Much of the state's prime citrus growing areas were expected to get temperatures in the 20s, so Gov. Charlie Crist signed an emergency order and relaxed restrictions in getting harvests moved to processing centers.

"Everybody's scurrying around to do what they can to protect their plants," said Terry McElroy, spokesman for the state Department of Agriculture and Consumer Services.

Citrus grower Ben Norris said he was monitoring weather reports to decide if they need to run water over the fruit, which forms an insulating layer of ice on the peel. If temperatures drop to 28 degrees for four hours or more, ice can form inside the fruit, likely damaging it, he said.

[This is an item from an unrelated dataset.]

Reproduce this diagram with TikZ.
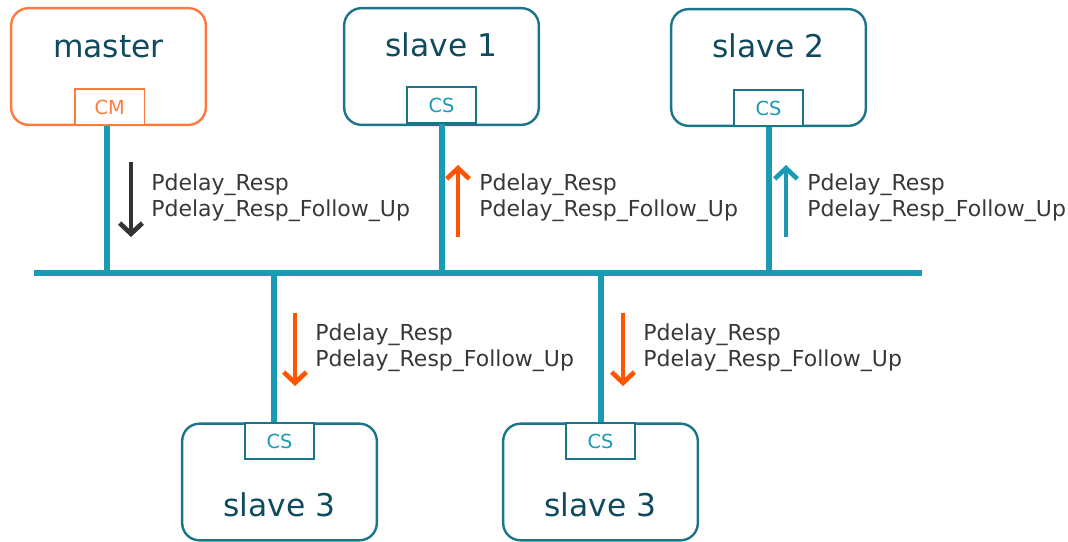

"I don't feel like this is going to be catastrophic," said Norris, who oversees about 300,000 boxes of fruit a year in DeSoto and Hardee counties.

Vegetables could face the biggest threat if the freezing weather moves into Palm Beach County and other areas of South Florida where those crops are grown. Farmers are trying to harvest as much of their crops as they can or cover them before tonight to minimize the damage.

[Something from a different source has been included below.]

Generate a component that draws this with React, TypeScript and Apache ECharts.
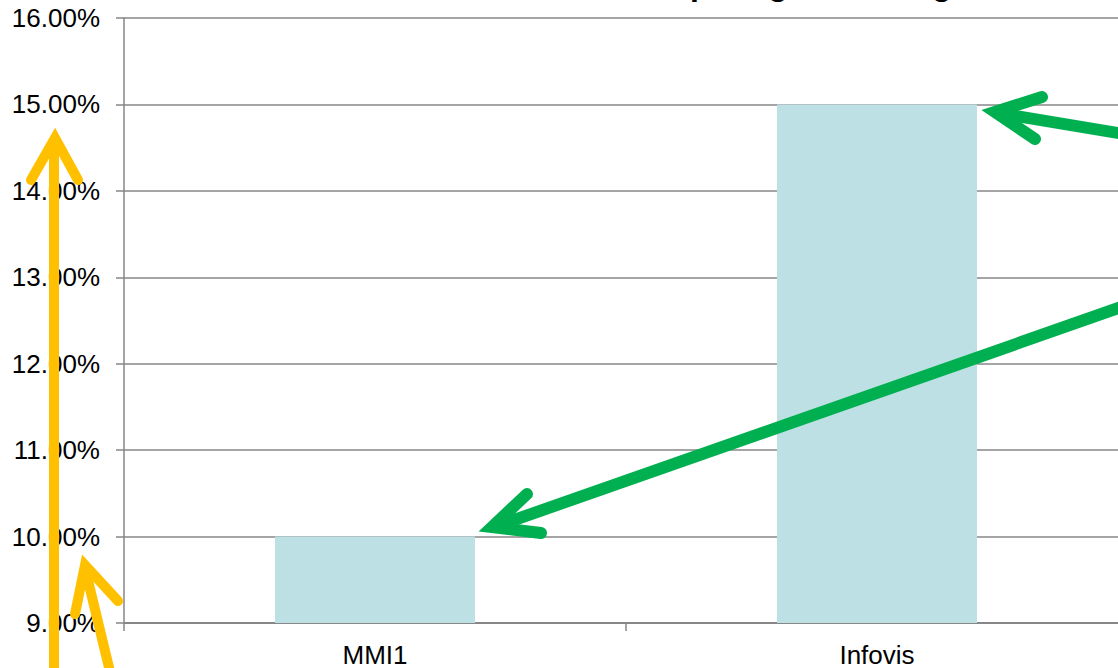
import React, { useEffect, useRef } from "react";
import * as echarts from "echarts";

const categories = ["MMI1", "Infovis"];
const values = [10, 15];
const yMin = 9;
const yMax = 16;
const yStep = 1;
const titleText = "Comparing Percentages";

export default function App() {
  const ref = useRef<HTMLDivElement>(null);
  useEffect(() => {
    document.body.style.margin = "0";
    const chart = echarts.init(ref.current!, undefined, { renderer: "svg" });
    const yellow = "#FFC000";
    const green = "#00B050";
    const arrowStyle = (c: string, w: number) => ({
      stroke: c,
      lineWidth: w,
      fill: null,
      lineCap: "round",
      lineJoin: "miter",
      miterLimit: 10,
    });
    chart.setOption({
      animation: false,
      grid: { left: 124, right: 12, top: 18, bottom: 43, containLabel: false },
      xAxis: {
        type: "category",
        data: categories,
        axisLine: { lineStyle: { color: "#878787", width: 2 } },
        axisTick: { show: true, length: 8, lineStyle: { color: "#878787", width: 1.5 } },
        axisLabel: { color: "#000", fontSize: 26, fontFamily: "Liberation Sans, Arial", margin: 19 },
      },
      yAxis: {
        type: "value",
        min: yMin,
        max: yMax,
        interval: yStep,
        axisLine: { show: true, lineStyle: { color: "#878787", width: 1.5 } },
        axisTick: { show: true, length: 8, lineStyle: { color: "#878787", width: 1.5 } },
        splitLine: { lineStyle: { color: "#878787", width: 1.5 } },
        axisLabel: {
          color: "#000",
          fontSize: 26,
          fontFamily: "Liberation Sans, Arial",
          margin: 24,
          formatter: (v: number) => v.toFixed(2) + "%",
        },
      },
      series: [
        {
          type: "bar",
          data: values,
          barWidth: 200,
          itemStyle: { color: "#BCE0E3" },
        },
      ],
      graphic: [
        {
          type: "text",
          x: 619,
          y: 0,
          style: {
            text: titleText,
            font: "bold 32px Liberation Sans, Arial",
            fill: "#000",
            align: "left",
            verticalAlign: "bottom",
          },
          z: 100,
        },
        // yellow arrow 1 (vertical)
        { type: "line", shape: { x1: 54, y1: 680, x2: 54, y2: 142 }, style: arrowStyle(yellow, 10), z: 100 },
        { type: "polyline", shape: { points: [[31, 180], [55, 138], [78, 180]] }, style: arrowStyle(yellow, 10), z: 100 },
        // yellow arrow 2 (slanted)
        { type: "line", shape: { x1: 112, y1: 680, x2: 85, y2: 568 }, style: arrowStyle(yellow, 10), z: 100 },
        { type: "polyline", shape: { points: [[75, 614], [85, 565], [118, 601]] }, style: arrowStyle(yellow, 10), z: 100 },
        // green arrow 1
        { type: "line", shape: { x1: 1130, y1: 135, x2: 998, y2: 113 }, style: arrowStyle(green, 12), z: 100 },
        { type: "polyline", shape: { points: [[1042, 97], [995, 112], [1035, 139]] }, style: arrowStyle(green, 12), z: 100 },
        // green arrow 2
        { type: "line", shape: { x1: 1130, y1: 304, x2: 497, y2: 526 }, style: arrowStyle(green, 12), z: 100 },
        { type: "polyline", shape: { points: [[527, 494], [492, 527], [541, 533]] }, style: arrowStyle(green, 12), z: 100 },
      ],
    });
    return () => chart.dispose();
  }, []);
  return (
    <div style={{ width: 1118, height: 668, overflow: "hidden", position: "relative" }}>
      <div ref={ref} style={{ width: 1140, height: 668 }} />
    </div>
  );
}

In Plant City near Tampa, strawberry grower Carl Grooms spent Wednesday morning searching for ripe berries to pluck before they could be damaged. With strong wind and temperatures forecast in the mid-20s, Grooms feared considerable loss.

For plants ranging from strawberries to ferns, growers use the same technique each time this happens: icing plants by spraying them with water to insulate them at 32 degrees.